Barsilinga braucht eine Behandlung

(übersetzt aus dem englischen Bericht des Sheldrick Wildlife Trust; alle Bilder © Sheldrick Wildlife Trust)

„Gestern Abend kam Barsilinga zu den Stallungen in Ithumba. Ich hatte ihn seit über einem Monat nicht gesehen. Und ich sah gleich, dass er eine kleine Wunde hatte – wahrscheinlich von einem Pfeil oder einem Speer.“

Mit diesen Worten beschreibt Benjamin, Chef-Keeper der Auswilderungsstation des Sheldrick Wildlife Trust (SWT) in Ithumba, wie Ex-Waisenbulle Barsilinga an den Gehegen der Auswilderungsstation auftauchte – diesmal kein normaler Besuch, sondern eine Bitte um Hilfe!
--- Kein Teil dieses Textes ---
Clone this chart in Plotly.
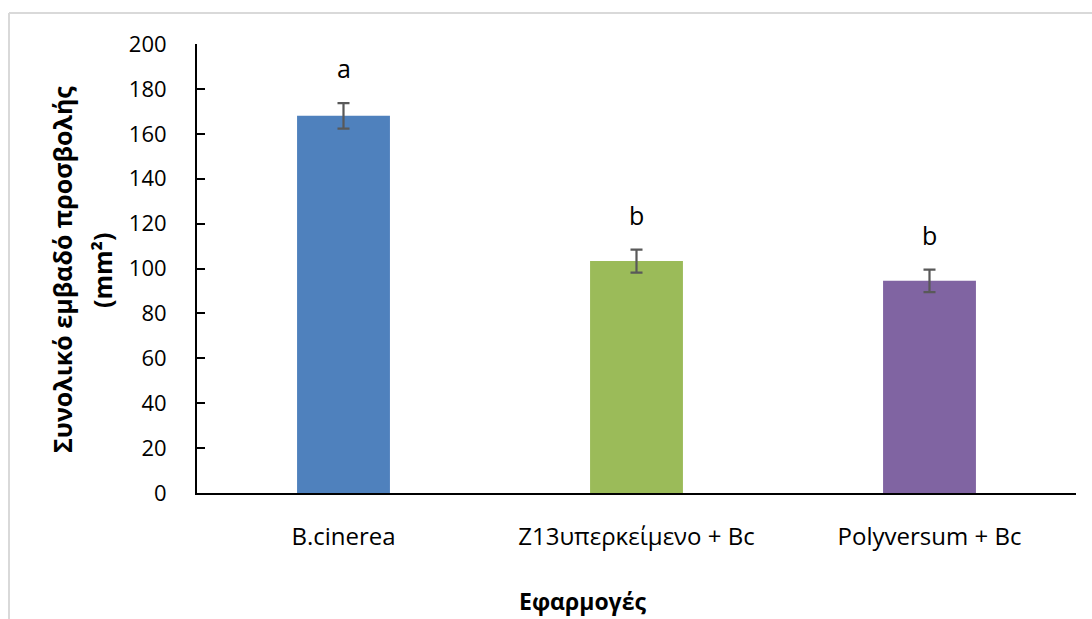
import plotly.graph_objects as go

# Treatments, mean lesion area and standard error
treatments = ["B.cinerea", "Z13υπερκείμενο + Bc", "Polyversum + Bc"]
mean_area = [168.0, 103.3, 94.5]
std_err = [5.7, 5.1, 5.0]
group_letters = ["a", "b", "b"]
bar_colors = ["#4F81BD", "#9BBB59", "#8064A2"]
y_ticks = list(range(0, 201, 20))

FONT = "Open Sans"
W, H = 1092, 619
L, R, T, B = 197, 16, 44, 126

fig = go.Figure()
fig.add_trace(go.Bar(
    x=treatments,
    y=mean_area,
    marker=dict(color=bar_colors, line=dict(width=0)),
    width=0.317,
    error_y=dict(type="data", array=std_err, visible=True,
                 color="#595959", thickness=2.2, width=6),
    showlegend=False,
))

# significance letters above each error bar
for t, m, e, lab in zip(treatments, mean_area, std_err, group_letters):
    fig.add_annotation(x=t, y=m + e, text=lab, showarrow=False,
                       yanchor="middle", yshift=35,
                       font=dict(family=FONT, size=25, color="#000"))

pw, ph = W - L - R, H - T - B


def px_x(p):
    return (p - L) / pw


def px_y(p):
    return (H - B - p) / ph


# axis titles
fig.add_annotation(xref="paper", yref="paper", x=px_x(582), y=px_y(601),
                   text="<b>Εφαρμογές</b>", showarrow=False,
                   xanchor="center", yanchor="middle",
                   font=dict(family=FONT, size=23, color="#000"))
fig.add_annotation(xref="paper", yref="paper", x=px_x(62), y=px_y(270),
                   text="<b>Συνολικό εμβαδό προσβολής</b>", showarrow=False,
                   textangle=-90, xanchor="center", yanchor="middle",
                   font=dict(family=FONT, size=25, color="#000"))
fig.add_annotation(xref="paper", yref="paper", x=px_x(102), y=px_y(270),
                   text="<b>(mm²)</b>", showarrow=False,
                   textangle=-90, xanchor="center", yanchor="middle",
                   font=dict(family=FONT, size=25, color="#000"))

# light chart-area frame (left and top edges)
frame = dict(color="#D9D9D9", width=2)
fig.add_shape(type="line", xref="paper", yref="paper",
              x0=px_x(9), x1=px_x(9), y0=px_y(13), y1=px_y(H + 10), line=frame)
fig.add_shape(type="line", xref="paper", yref="paper",
              x0=px_x(9), x1=px_x(W + 10), y0=px_y(13), y1=px_y(13), line=frame)

fig.update_layout(
    width=W, height=H,
    margin=dict(l=L, r=R, t=T, b=B, pad=0),
    paper_bgcolor="white", plot_bgcolor="white",
    font=dict(family=FONT, size=23, color="#000"),
    bargap=0.683,
    xaxis=dict(showline=True, linecolor="#000", linewidth=2,
               ticks="", showgrid=False, zeroline=False,
               tickfont=dict(family=FONT, size=24, color="#000"),
               ticklabelstandoff=21),
    yaxis=dict(range=[0, 200], tickvals=y_ticks, showline=True,
               linecolor="#000", linewidth=2, ticks="inside", ticklen=8,
               tickwidth=1.5, tickcolor="#000", showgrid=False,
               zeroline=False, ticklabelstandoff=24,
               tickfont=dict(family=FONT, size=22, color="#000")),
)

fig.write_html("out.html")
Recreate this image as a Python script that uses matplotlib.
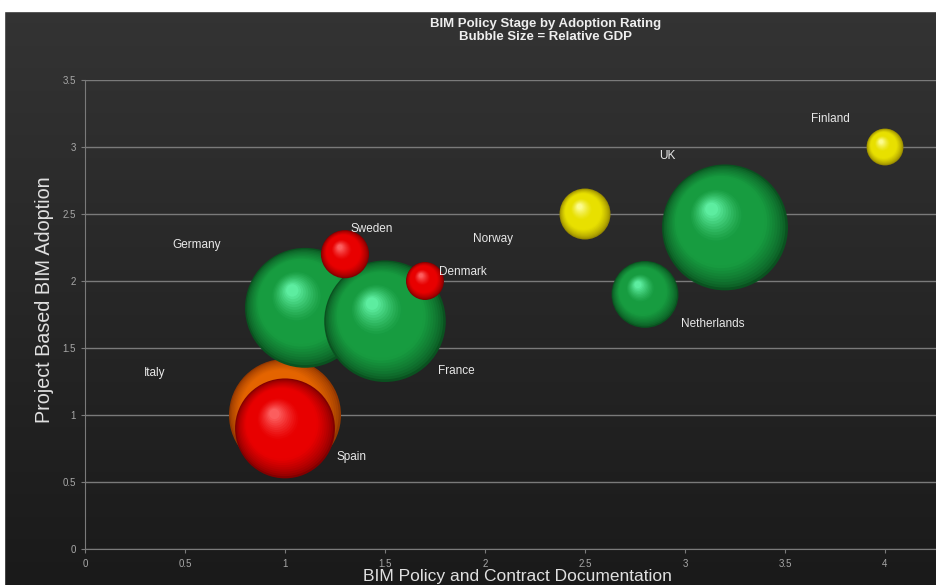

Benjamin benachrichtigte sofort das Hauptquartier des SWT in Kaluku, die für den folgenden Morgen, den 12. Februar 2024, eine Behandlung organisierten. Alle warteten morgens gespannt darauf, dass Barsilinga wiederkommen würde, und es dauerte nicht lang: schon bei Sonnenaufgang war es so weit, und er kam zusammen mit einigen anderen Ex-Waisen an. Es konnte losgehen!

Der Pilot des SWT sammelte die mobile Tierarzt-Einheit, die zusammen mit dem Kenya Wildlife Service (KWS) betrieben wird, in Voi ein und flog sie in den Norden des Tsavo East Nationalparks. Barsilinga hatte sich inzwischen unter die noch milchabhängigen Waisen gemischt, aber die Stimmung war ganz entspannt. KWS-Tierarzt Dr. Limo konnte direkt zu ihm gehen und ihm einen Betäubungspfeil verpassen. Selbst, als das Betäubungsmittel anfing zu wirken und Barsilinga umfiel, blieben die anderen Elefanten ganz ruhig – sie wussten genau, dass das Team da war, um ihm zu helfen.

Tatsächlich war Barsilinga von einem Speer getroffen worden. Die Wunde ging ziemlich tief, aber zum Glück waren keine Gelenke oder Knochen beschädigt. Nachdem die Verletzung sorgfältig gereinigt und mit Antibiotika versorgt war, rappelte sich Barsilinga wieder auf und ging seiner Wege.

Chef-Keeper Benjamin betont immer wieder, dass Barsilinga ein ganz besonderer Bulle für die Keeper des SWT ist. Er verwaiste im Jahr 2012, als er erst ein paar Wochen alt war. Wilderer hatten seine Mutter getötet, aber er hatte Glück und wurde rechtzeitig gerettet. Danach wuchs er in der Obhut des SWT auf, zuerst in der Nursery in Nairobi, und dann in der Auswilderungsstation in Ithumba. Vor etwa zwei Jahren schloss sich der Kreis: Zusammen mit ein paar seiner besten Freunde startete Barsilinga sein neues Leben in der Wildnis.

Aber er ist auch ein erfahrener Patient, denn es ist nicht das erste Mal, dass er etwas Unterstützung brauchte! Im Jahr 2020, als er gerade die ersten Schritte in seine neue Unabhängigkeit unternahm, verkeilte sich ein Stück Ast unglücklich in seinem Fuß, und die Verletzung entzündete sich ziemlich stark. Fast zwei Jahre lang blieb er daraufhin an den Stallungen in Ithumba, wo die Keeper mit viel Geduld seinen Fuß behandelten. Es musste sich für Barsilinga frustrierend angefühlt haben: Gerade, als all seine Freunde das Leben in der freien Wildnis kennenlernten, musste er als Dauerpatient in der Station bleiben!

Aber er hat nie vergessen, dass ihm dort über die Jahre viel Hilfe zuteil wurde. Als er jetzt von einem Speer verletzt wurde, wusste er genau, wohin er gehen musste. Benjamin berichtet: „Es gab einen Grund, warum er nach so langer Abwesenheit wiedergekommen ist: Er wollte seiner Menschen-Familie zeigen, dass er Hilfe brauchte. Und er wusste genau, dass sie diejenigen sind, bei denen er sie finden würde.“

Nach seiner neuesten Behandlung dauerte es nur drei Tage, dann tummelte sich Barsilinga schon wieder zusammen mit den Waisen im Schlammbad. Es ist so schön zu sehen, dass er wieder fit  und die Wunde gut verheilt ist.